When the club offered her an off-season training program one day after their grand final success it was an indication she was in their plans for 2018/19.

“I am very much a person who believes in karma and things happening for a reason,” Dobson said.

“City came about when things were rock bottom and when I was about to give up on the game, but PK (former coach Patrick Kisnorbo) gave me that lifeline and brought my love back to the game.

“I will be forever grateful because I wouldn’t have a medal and I wouldn’t know what I was capable of without them.”

Her first year in the southern capital provided the end result that more than the previous 40 matches hadn’t at Newcastle Jets.

“Melbourne City is home,” she admitted.

“It is the move I should have made many years ago, but hindsight is a wonderful thing and City meets my expectations of what I want.

Champions: Rhali Dobson (left) and Melbourne City will attempt to win four-straight W-League titles this season. Photo: supplied

Champions: Rhali Dobson (left) and Melbourne City will attempt to win four-straight W-League titles this season. Photo: supplied

“It has that family feel.”

The Wauchope junior admitted had City not picked up the phone and made contact, she would have given the game away.

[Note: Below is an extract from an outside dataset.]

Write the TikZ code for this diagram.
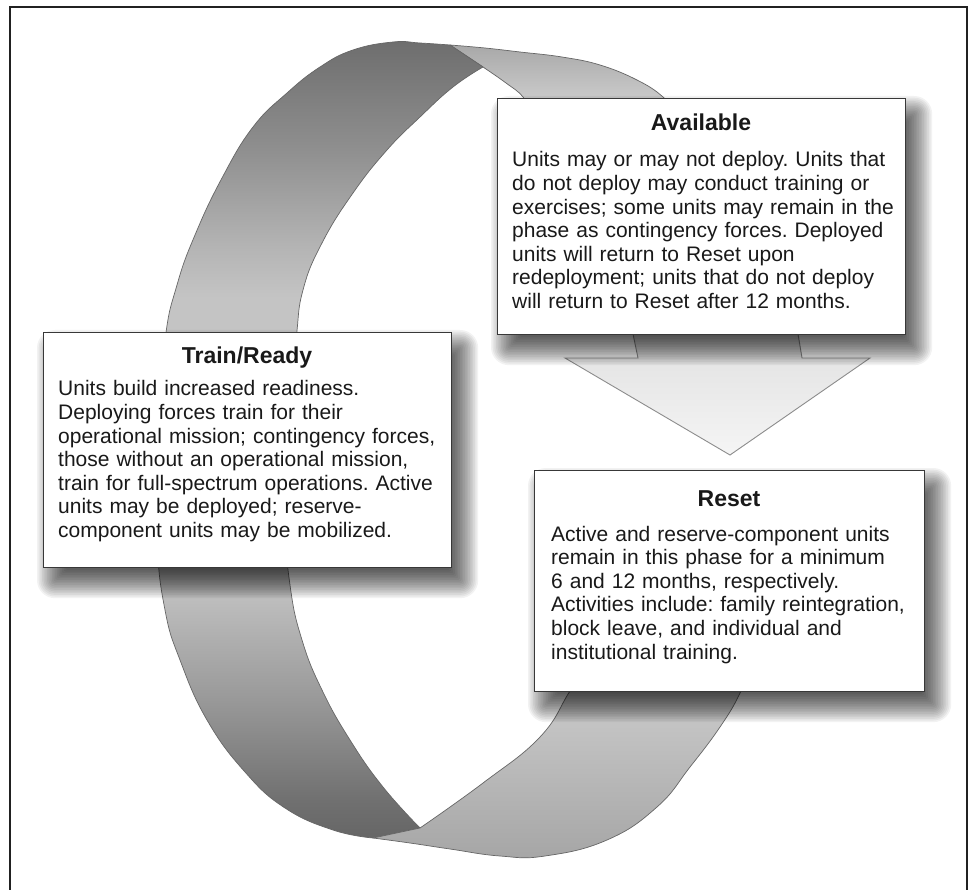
\documentclass[tikz,border=0pt]{standalone}
\usepackage{fontspec}
\setmainfont{Liberation Sans}
\usetikzlibrary{calc}
\frenchspacing
\definecolor{ls0}{gray}{0.40}
\definecolor{ls1}{gray}{0.44}
\definecolor{ls2}{gray}{0.60}
\definecolor{ls3}{gray}{0.74}
\definecolor{ls4}{gray}{0.77}
\definecolor{ls5}{gray}{0.71}
\definecolor{ls6}{gray}{0.56}
\definecolor{ls7}{gray}{0.43}
\definecolor{tbtop}{gray}{0.66}
\definecolor{tbbot}{gray}{0.84}
\definecolor{lrtop}{gray}{0.82}
\definecolor{lrbot}{gray}{0.65}
\definecolor{arrtop}{gray}{0.88}
\definecolor{arrbot}{gray}{0.96}
\definecolor{arredge}{gray}{0.55}
\definecolor{edgegray}{gray}{0.40}
\definecolor{boxline}{gray}{0.22}
\definecolor{frameline}{gray}{0.13}
\definecolor{txt}{gray}{0.10}
\pgfdeclareverticalshading{leftstrip}{100bp}{color(0bp)=(ls0); color(25bp)=(ls0); color(27.4bp)=(ls1); color(33.7bp)=(ls2); color(39.9bp)=(ls3); color(58.8bp)=(ls4); color(61.9bp)=(ls5); color(68.2bp)=(ls6); color(75bp)=(ls7); color(100bp)=(ls7)}
\pgfdeclarelayer{ribbonlayer}
\pgfdeclarelayer{shadowlayer}
\pgfsetlayers{ribbonlayer,shadowlayer,main}
\tikzset{
  ribbonedge/.style={draw=edgegray, line width=0.7pt, line join=round},
  phasebox/.style={rectangle, draw=boxline, line width=1.2pt, fill=white, inner sep=0pt, anchor=north west},
  phasetitle/.style={font=\bfseries\fontsize{23}{26}\selectfont, text=txt, inner sep=0pt, anchor=base},
  phasebody/.style={font=\fontsize{21}{23.6}\selectfont, text=txt, text width=400pt, align=left, inner sep=0pt, anchor=base west},
  frame/.style={draw=frameline, line width=1.3pt},
  shadowlayerstep/.style={fill=black, opacity=0.05}
}
% soft drop shadow under a named box node
\newcommand{\softshadow}[1]{%
  \begin{pgfonlayer}{shadowlayer}
  \foreach \k in {0,...,18}{%
    \pgfmathsetmacro{\sgrow}{-14+30*\k/18}%
    \pgfmathsetmacro{\rround}{max(\sgrow,0)+2}%
    \fill[shadowlayerstep, rounded corners=\rround pt]
      ($(#1.north west)+(10-\sgrow,14-\sgrow)$) rectangle ($(#1.south east)+(10+\sgrow,14+\sgrow)$);
  }%
  \end{pgfonlayer}}
\begin{document}
\begin{tikzpicture}[x=1pt, y=-1pt]
\useasboundingbox (0,0) rectangle (972,890);
\begin{pgfonlayer}{ribbonlayer}
\fill[white] (0,0) rectangle (972,890);
% ribbon: top back strip (light)
\shadedraw[ribbonedge, top color=tbtop, bottom color=tbbot]
  plot[smooth, tension=0.7] coordinates {(450,45) (485,48) (520,52) (562,57) (600,65) (637,80) (663,97) (680,118)}
  -- plot[smooth, tension=0.7] coordinates {(535,118) (523,97) (506,83) (483,67)} -- cycle;
% ribbon: left front strip (dark)
\shadedraw[ribbonedge, shading=leftstrip]
  plot[smooth, tension=0.75] coordinates {(450,45) (420,43) (393,42) (353,50) (320,67) (287,93) (253,127) (222,178) (195,235) (177,285) (165,340) (157,440) (157,540) (165,610) (180,660) (207,720) (245,772) (285,808) (333,830) (373,838)}
  -- plot[smooth, tension=0.75] coordinates {(420,828) (383,787) (350,740) (322,690) (302,640) (290,585) (284,510) (287,430) (296,340) (303,290) (322,243) (353,193) (387,150) (420,117) (453,87) (483,67)} -- cycle;
% ribbon: lower right strip (light)
\shadedraw[ribbonedge, top color=lrtop, bottom color=lrbot]
  plot[smooth, tension=0.75] coordinates {(373,838) (410,843) (450,849) (500,856) (545,856) (607,840) (657,807) (690,767) (720,727) (740,693) (752,660)}
  -- plot[smooth, tension=0.75] coordinates {(590,662) (570,691) (540,737) (483,783) (420,828)} -- cycle;
% block arrow from Available to Reset
\coordinate (arrowtip) at (730,455);
\shadedraw[draw=arredge, line width=0.9pt, line join=miter, top color=arrtop, bottom color=arrbot]
  (633,334) -- (638,358) -- (565,358) -- (arrowtip) -- (870,358) -- (802,358) -- (798,334) -- cycle;
\end{pgfonlayer}
% frame
\draw[frame] (10,900) -- (10,7) -- (967,7) -- (967,900);
% boxes
\node[phasebox, minimum width=408pt, minimum height=236pt] (avail) at (497,98) {};
\node[phasebox, minimum width=408pt, minimum height=235pt] (train) at (43,332) {};
\node[phasebox, minimum width=390pt, minimum height=221pt] (reset) at (534,470) {};
\softshadow{avail}
\softshadow{train}
\softshadow{reset}
% texts
\node[phasetitle] (availtitle) at (701,131) {Available};
\node[phasebody] (availtext) at (512,167) {Units may or may not deploy. Units that\\
do not deploy may conduct training or\\
exercises; some units may remain in the\\
phase as contingency forces. Deployed\\
units will return to Reset upon\\
redeployment; units that do not deploy\\
will return to Reset after 12 months.};
\node[phasetitle] (traintitle) at (247,364) {Train/Ready};
\node[phasebody] (traintext) at (58,396) {Units build increased readiness.\\
Deploying forces train for their\\
operational mission; contingency forces,\\
those without an operational mission,\\
train for full-spectrum operations. Active\\
units may be deployed; reserve-\\
component units may be mobilized.};
\node[phasetitle] (resettitle) at (729,506) {Reset};
\node[phasebody] (resettext) at (551,541) {Active and reserve-component units\\
remain in this phase for a minimum\\
6 and 12 months, respectively.\\
Activities include: family reintegration,\\
block leave, and individual and\\
institutional training.};
\end{tikzpicture}
\end{document}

“There would be a very good chance I would not be playing because I love time away from the game as well,” she said.

Despite winning a championship in her first year in Victoria as city completed a three-peat, Dobson was looking forward to the challenge of again being the ones to beat this season.

“The hunger is always there; if anyone knew me they know I’m a very competitive person,” she said.

“I like to win, it doesn’t matter if it’s a soccer game, a board game or arguing with my father at the kitchen sink.”

Working as an occupational therapist means the former Matilda is focused on life away from the football field as much as she is on it.

It’s why Dobson isn’t concerned about the prospect of not playing another match for her country.

“It wouldn’t bother me if I didn’t get another game for the Matildas because I feel like I’ve been very fortunate with the opportunities that have come to me recently.”